After 10 years I finally got around to re-decorating my website. One reason was ICFP, where just too many people told me that I don’t look like on my old website any more (which is very true). Another reason was that I was visting my brother, who is very good at web design (check out his portfolio), who could help me a bit.
I wanted something practical and maybe a bit staid, so I drew inspiration from typical Latex typography, and also from Edward Z. Yang’s blog: A serif font (Utopia) for the main body, justified and hyphenated text. Large section headers in a knobbly bold sans-serif font (Latin Modern Sans, which reasonably resembles Computer Modern). To intensify that impression, I put the main text on a white box that lies – like a paper – on the background. As a special gimmic the per-page navigation (or, in the case of the blog, the list of categories) is marked up like a figure in a paper.

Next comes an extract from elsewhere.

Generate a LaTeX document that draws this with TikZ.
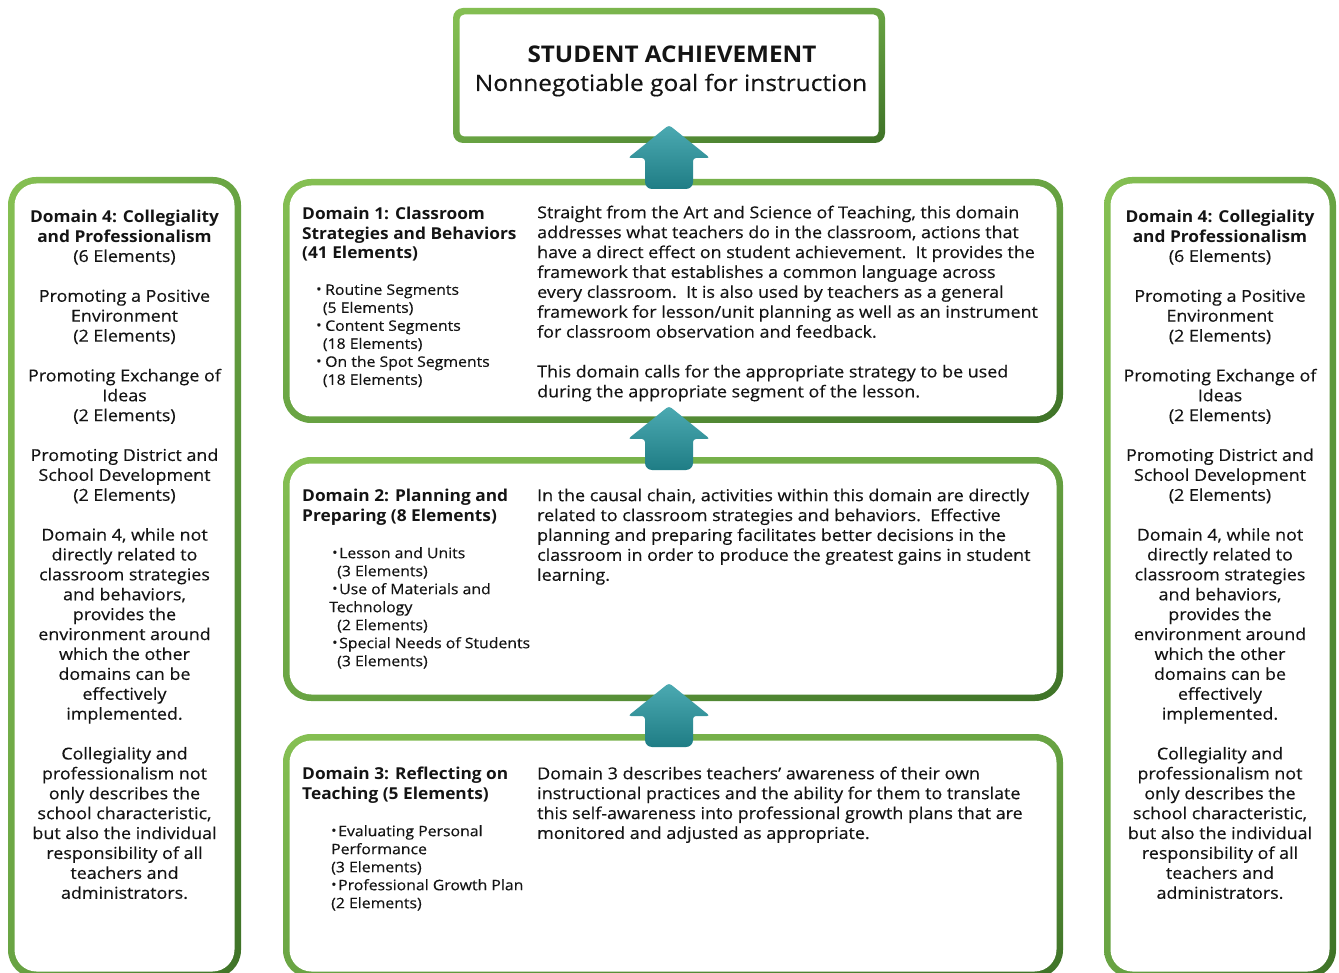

Of course this would be very dire without a suitable background. I really like the procedural art by Jared Tarbell, espcially substrate and interAggregate. Both have been turned into screensavers shipped with xscreensaver, so I hacked the substrate code to generate a seamless tile and took a screenshot of the result. I could not make up my mind yet how dense it has to be to look good, so I for every page I randomly pick one of six variants randomly for now.
I simplified the navigation a bit. The old News section has been removed recently already. The Links section is gone – I guess link lists on homepages are so 90s. The section Contact and About me are merged and awaiting some cleanup. The link to the satire news Heisse News is demoted to a mention on the Contents section.
This hopefully helps to make the site navigatable on mobile devices (the old homepage was unusable). CSS media queries adjust the layout slightly on narrow screens, and separately for print devices.
Being the nostaltic I am, I still keep the old design, as well as the twodesigns before that, around and commented their history.